I posted this at MTBMichigan.com, but I thought I would post it here as well.
Many men realize often too little, or too late, the value of the woman God has given them to be their bride. I might be one of them who does, but I still do not see how valuable she really is often enough.
Andrea is an amazing woman. It isn’t the fact that she cooks or indulges me that is amazing. It isn’t how she keeps up the house, bills, or kids that amazes me. It isn’t how beautiful she is. It isn’t anything you would expect…
Andrea is hard on me. As a wife she is my helper. Sometimes she does things I like to help me, but other times she holds me to the fire of purification and forces me to grow to be the best I can be. She never lets up and is very good at taking a step back from herself, and forcing me to take a step back from myself. She makes me look at things form a bigger picture than my own self centered thoughts.

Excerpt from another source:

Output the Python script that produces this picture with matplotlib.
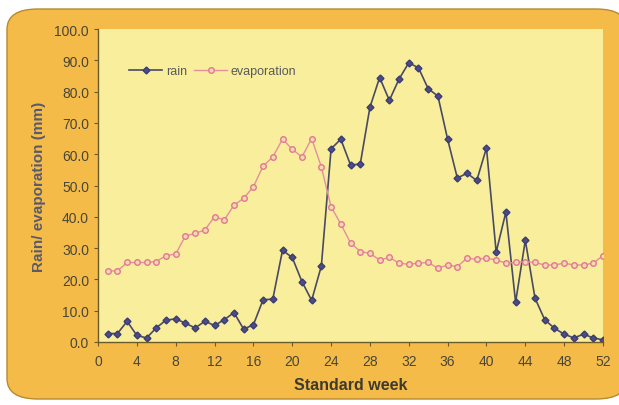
import numpy as np
import matplotlib
matplotlib.use("Agg")
import matplotlib.pyplot as plt
from matplotlib.patches import FancyBboxPatch

weeks = np.arange(1, 53)

# weekly rain (mm)
rain = [2.7, 2.7, 6.6, 2.1, 1.3, 4.5, 7.0, 7.4, 6.0, 4.5,
        6.6, 5.3, 7.1, 9.4, 4.1, 5.5, 13.5, 13.7, 29.3, 27.0,
        19.3, 13.3, 24.3, 61.7, 64.8, 56.6, 56.8, 75.0, 84.5, 77.2,
        84.0, 89.2, 87.6, 80.9, 78.6, 64.8, 52.4, 53.9, 51.6, 62.0,
        28.7, 41.5, 12.7, 32.5, 14.0, 7.1, 4.4, 2.5, 1.3, 2.5,
        1.3, 0.7]

# weekly evaporation (mm)
evaporation = [22.7, 22.7, 25.4, 25.4, 25.4, 25.7, 27.6, 28.1, 33.9, 34.7,
               35.8, 40.0, 39.0, 43.7, 45.9, 49.6, 56.2, 59.1, 64.8, 61.6,
               59.1, 65.0, 55.9, 43.2, 37.7, 31.7, 28.9, 28.3, 26.2, 27.0,
               25.2, 24.8, 25.2, 25.4, 23.6, 24.6, 24.1, 26.8, 26.4, 26.8,
               26.2, 25.2, 25.4, 25.7, 25.4, 24.6, 24.6, 25.2, 24.6, 24.6,
               25.2, 27.6]

x_ticks = np.arange(0, 53, 4)
y_ticks = np.arange(0, 101, 10)

plt.rcParams["font.family"] = ["Liberation Sans", "DejaVu Sans"]

fig = plt.figure(figsize=(6.19, 4.06), dpi=100)
fig.patch.set_facecolor("white")

# orange rounded panel behind the chart
panel = FancyBboxPatch((7 / 619, 6 / 406), 620 / 619, 390 / 406,
                       boxstyle="round,pad=0,rounding_size=0.05",
                       transform=fig.transFigure, facecolor="#f4bb48",
                       edgecolor="#b88a30", linewidth=1.0, zorder=-10)
fig.patches.append(panel)

ax = fig.add_axes([98 / 619, 1 - 343 / 406, (603 - 98) / 619, (343 - 30) / 406])
ax.set_zorder(1)
ax.set_facecolor("#f8ee9c")

ax.plot(weeks, rain, color="#4a4a62", linewidth=1.2, marker="D", markersize=3.5,
        markerfacecolor="#4c4c8c", markeredgecolor="#3c3c6c", label="rain")
ax.plot(weeks, evaporation, color="#e58ea0", linewidth=1.0, marker="o", markersize=4,
        markerfacecolor="#f6d8b0", markeredgecolor="#e07890", label="evaporation")

ax.set_xlim(0, 52)
ax.set_ylim(0, 100)
ax.set_xticks(x_ticks)
ax.set_yticks(y_ticks)
ax.set_yticklabels(["%.1f" % v for v in y_ticks])

txt = "#4a4636"
ax.tick_params(axis="both", colors="#6b5a2a", labelcolor=txt, labelsize=10,
               direction="out", length=3)
ax.tick_params(axis="x", pad=6)
for side in ["top", "right"]:
    ax.spines[side].set_visible(False)
for side in ["left", "bottom"]:
    ax.spines[side].set_color("#6b5a2a")
    ax.spines[side].set_linewidth(1.0)

ax.set_xlabel("Standard week", fontsize=11.5, fontweight="bold", color="#3e3a30", labelpad=6)
ax.set_ylabel("Rain/ evaporation (mm)", fontsize=11, fontweight="bold", color="#5a5a6a", labelpad=6)

ax.legend(loc="upper left", bbox_to_anchor=(0.04, 0.92), ncol=2, frameon=False,
          fontsize=9, handlelength=2.6, columnspacing=0.6, handletextpad=0.3,
          labelcolor="#5a5a5a")

fig.savefig("out.png", dpi=100, facecolor=fig.get_facecolor())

She doesn’t let me off the hook.
You might think this is awful, and that my wife is a jerk. Sometimes I do. Unfortunately, I look back at these times and see how she has such awesome insight and how she pointed me in a better direction than I might have gone. She helps me to see where I need to grow and then encourages me to do it. I can’t help changing my thoughts on my wife from thinking about these moments in this way. I go from frustration to gratitude. She has my best interest in heart and wants me to reach my full potential.
I am sure I have written about my wife before, but I am not sure I have ever written about her in this way. I write about it because I am grateful that she cares so much. Thanks, honey.